AARP Hearing Center
I’m somewhere in the mountains of North Carolina, and I’m pretty sure I’m going to die.
Not because we’re in real peril. I’m just lost. The GPS in our car went dark, and my wife and I decided — romantically, foolishly — to keep driving without it.
It felt like a memo from the universe: Here’s your chance to be a grownup again. Trust that not knowing exactly where you are doesn’t automatically mean doom.
In times like this, I borrow a steadier voice than the one in my head — my father-in-law, Jim. When he recounts war stories, his refrain is: “I wasn’t afraid. I was just scared sh**less.”

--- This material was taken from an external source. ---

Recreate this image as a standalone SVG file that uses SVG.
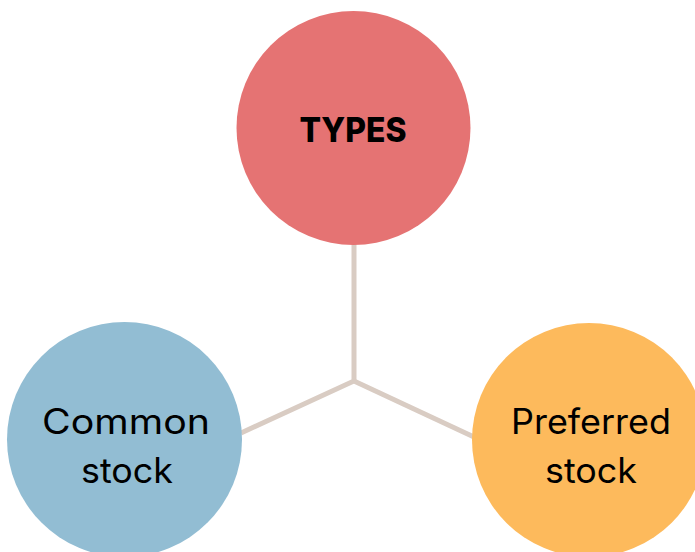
<svg xmlns="http://www.w3.org/2000/svg" width="695" height="552" viewBox="0 0 695 552">
  <style>
    .label { font-family: "Inter", "Noto Sans", "Liberation Sans", sans-serif; fill: #000; text-anchor: middle; }
    .title { font-size: 34px; font-weight: 800; }
    .item { font-size: 35px; font-weight: 400; }
    .link { fill: none; stroke: #d9ccc3; stroke-width: 5; stroke-linejoin: miter; stroke-linecap: butt; }
  </style>
  <rect width="695" height="552" fill="#ffffff"/>
  <g id="connectors">
    <polyline class="link" points="354,244 354,381 241,433"/>
    <line class="link" x1="354" y1="381" x2="474" y2="437"/>
  </g>
  <g id="types">
    <circle cx="353.5" cy="128" r="117" fill="#e57373"/>
    <text class="label title" x="353" y="142" textLength="107" lengthAdjust="spacingAndGlyphs">TYPES</text>
  </g>
  <g id="common-stock">
    <circle cx="124.5" cy="439.5" r="117.5" fill="#92bdd3"/>
    <text class="label item" x="126" y="434" textLength="168" lengthAdjust="spacingAndGlyphs">Common</text>
    <text class="label item" x="127" y="483" textLength="92" lengthAdjust="spacingAndGlyphs">stock</text>
  </g>
  <g id="preferred-stock">
    <circle cx="589" cy="440" r="117" fill="#fdba5c"/>
    <text class="label item" x="591" y="434" textLength="160" lengthAdjust="spacingAndGlyphs">Preferred</text>
    <text class="label item" x="591" y="483" textLength="92" lengthAdjust="spacingAndGlyphs">stock</text>
  </g>
</svg>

He lives with my wife’s mom in Florida behind a screen porch that hums with cicadas and Radio Margaritaville. My wife and I were driving to see him when the GPS died.
Jim enlisted in the Navy in 1967, and during his 20-year military career, he flew 150 combat missions in Vietnam. He’s seen some things — and usually tells us about them during our visits.
Every story begins the same way, with a pilot muttering, “Oh shoot, I’m dead.” (Except they don’t say shoot.)
There’s the time Jim lost two inches of height after being ejected from a plane that was going down. Or that time he got so turned around during a mission, he looked out of his cockpit and saw trees above him.